40 hours, and 25 on my own stuff.

There seems to be a false dichotomy afoot: either you live and breathe your job, code for fun, and work as many hours as your company wants, OR you don't really care about the field that much, you probably have kids, and you only put in 40 hours. 

I don't fall into either camp. 

I don't have kids, but that doesn't mean I'm available for you to work me into the ground. 

I want to cap my hours, but that's because I'd rather study and learn on my own time. I want to make my OWN stuff. Not anybody else's. 

Yes, I would like to work only 40 hours a week.

But I actually code a lot outside of work. It's just my own stuff. I don't want to do more than 40 at work because it takes away time from my creative work. I want to learn and make projects. Create and explore the world. 

My goal is 25 hours per week working on my own pursuits and studies. And that's exactly why I need to cap my actual hours at 40. 
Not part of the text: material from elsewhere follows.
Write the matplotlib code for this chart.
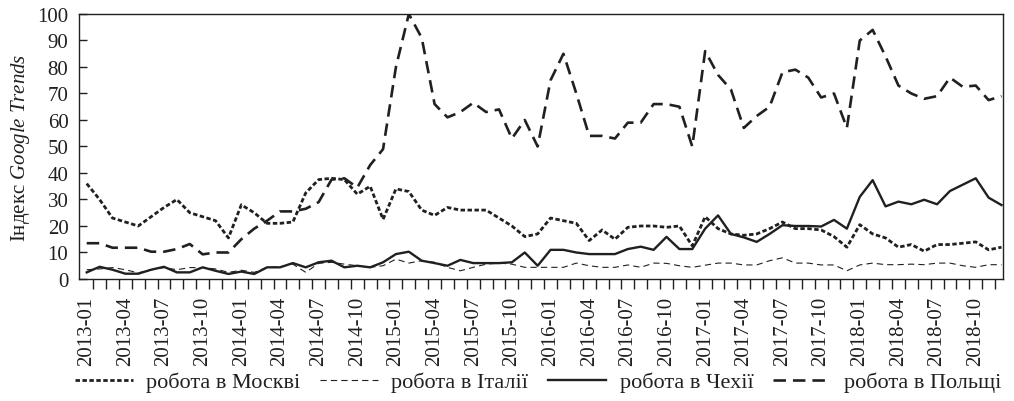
import matplotlib
matplotlib.use("Agg")
import matplotlib.pyplot as plt

# monthly categories 2013-01 .. 2018-12
years = [2013, 2014, 2015, 2016, 2017, 2018]
months = ["%d-%02d" % (y, m) for y in years for m in range(1, 13)]

moscow = [36, 30, 23, 21.5, 20, 23.5, 27, 30, 25, 23.5, 22, 15.5,
          28, 25, 21, 21, 21.5, 32.5, 37.5, 38, 37.5, 32, 35, 22.5,
          34, 33, 26, 24, 27, 26, 26, 26, 23, 20, 16, 17,
          23, 22, 21, 14.5, 18.5, 15, 19.5, 20, 20, 19.5, 20, 12.5,
          23.5, 19, 17, 16.5, 17, 19, 21.5, 19, 19, 18.5, 16, 12,
          20.5, 17, 15.5, 12, 13, 10.5, 13, 13, 13.5, 14, 11, 12]

italy = [3.5, 3.8, 4.3, 3.5, 2.3, 3.5, 4.3, 3.5, 4.3, 4.3, 3.8, 2.5,
         3.3, 2.5, 4.4, 4.6, 5.6, 2.5, 5.9, 6.3, 5.6, 5, 4.4, 5,
         7.5, 6, 6.9, 6.3, 4.4, 3.1, 4.4, 5.6, 6, 5.6, 4.4, 4.4,
         4.4, 4.4, 6, 5, 4.4, 4.4, 5.3, 4.4, 6, 5.9, 5, 4.4,
         5.2, 6, 6, 5.3, 5.3, 6.9, 8, 6, 6, 5.3, 5.3, 3.1,
         5.3, 6, 5.4, 5.4, 5.6, 5.4, 6, 6, 5, 4.4, 5.4, 5.4]

czech = [2.5, 4.6, 3.5, 2, 2, 3.5, 4.6, 2.5, 2.5, 4.4, 3.1, 1.9,
         2.8, 1.9, 4.4, 4.4, 6, 4.4, 6.3, 6.9, 4.4, 5, 4.4, 6.3,
         9.4, 10.3, 6.9, 6, 5, 7.2, 6, 6, 6, 6.3, 10, 5,
         11, 11, 10, 9.4, 9.4, 9.4, 11.3, 12.2, 11, 15.9, 11.3, 11.3,
         19, 24, 17, 15.7, 14, 17, 20.3, 20, 20, 19.8, 22.3, 19,
         31, 37.3, 27.4, 29.2, 28.2, 29.9, 28.2, 33.2, 35.6, 38, 30.7, 27.9]

poland = [13.5, 13.5, 11.8, 11.8, 11.8, 10.3, 10.3, 11.3, 13.2, 9.3, 10, 10,
          15, 19, 22, 25.5, 25.5, 26.5, 29, 37.5, 38, 34.5, 43, 49,
          80, 100, 91, 66, 61, 63, 66.5, 63, 64, 53, 60, 50,
          75, 85, 70, 54, 54, 53, 59, 59, 66, 66, 65, 50,
          86, 77, 71.5, 57, 61.5, 65, 78, 79, 76, 68.5, 70, 57,
          90, 94, 84, 73, 70, 68, 69, 76, 72.5, 73, 67.5, 69]

names = ["робота в Москві", "робота в Італії", "робота в Чехії", "робота в Польщі"]

plt.rcParams['font.family'] = ['Liberation Serif', 'DejaVu Serif']
plt.rcParams['mathtext.fontset'] = 'custom'
plt.rcParams['mathtext.rm'] = 'Liberation Serif'
plt.rcParams['mathtext.it'] = 'Liberation Serif:italic'
plt.rcParams['lines.scale_dashes'] = False

ink = '#231f20'

fig = plt.figure(figsize=(10.14, 4.02), dpi=100)
ax = fig.add_axes([0.0784, 0.3035, 0.9108, 0.6592])

x = list(range(len(months)))
ax.plot(x, moscow, color=ink, lw=2.0, dashes=(3.2, 1.8), label=names[0])
ax.plot(x, italy, color=ink, lw=0.8, dashes=(4.5, 3), label=names[1])
ax.plot(x, czech, color=ink, lw=1.7, label=names[2])
ax.plot(x, poland, color=ink, lw=1.9, dashes=(9, 5), label=names[3])

ax.set_xlim(-0.56, 71.12)
ax.set_ylim(0, 100)
ax.set_yticks(range(0, 101, 10))
ax.tick_params(axis='y', direction='in', length=6, width=1, pad=8,
               labelsize=15, colors=ink)

ax.set_xticks(x[::3])
ax.set_xticklabels(months[::3], rotation=90)
ax.set_xticks([i + 0.5 for i in range(len(months) - 1)], minor=True)
ax.tick_params(axis='x', which='major', length=0, pad=12, labelsize=15,
               colors=ink)
ax.tick_params(axis='x', which='minor', direction='out', length=7, width=1,
               color=ink)

for s in ax.spines.values():
    s.set_color(ink)
    s.set_linewidth(1.0)

ax.set_ylabel(r"Індекс $\mathit{Google\ Trends}$", fontsize=15, color=ink,
              labelpad=4)

fig.legend(loc='center', bbox_to_anchor=(0.531, 0.047), ncol=4, frameon=False,
           fontsize=16, handlelength=2.6, columnspacing=0.9, handletextpad=0.6,
           labelcolor=ink)

fig.savefig("out.png", dpi=100)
And thus my focus over the next few years will be twofold: 1) finally launching my creative and technical projects so that I can eventually freelance full-time. 2) learn engineering (and review CS, get cybersecurity certs, etc.). I don't know how my desire to work in theme parks will mesh with the desire to freelance and not work for anyone, but I'm guessing a virtual resort project -- designed fully by me -- may be a huge component of it. 

When I'm freelancing full-time, I will set my own hours. Maybe they will only be 40. Maybe they will be more since I'm working on my OWN stuff...Don't know. But I will get there in time, and no one else will be able to monopolize my time ever again. Now, time to get started (after doing my stupid taxes, that is).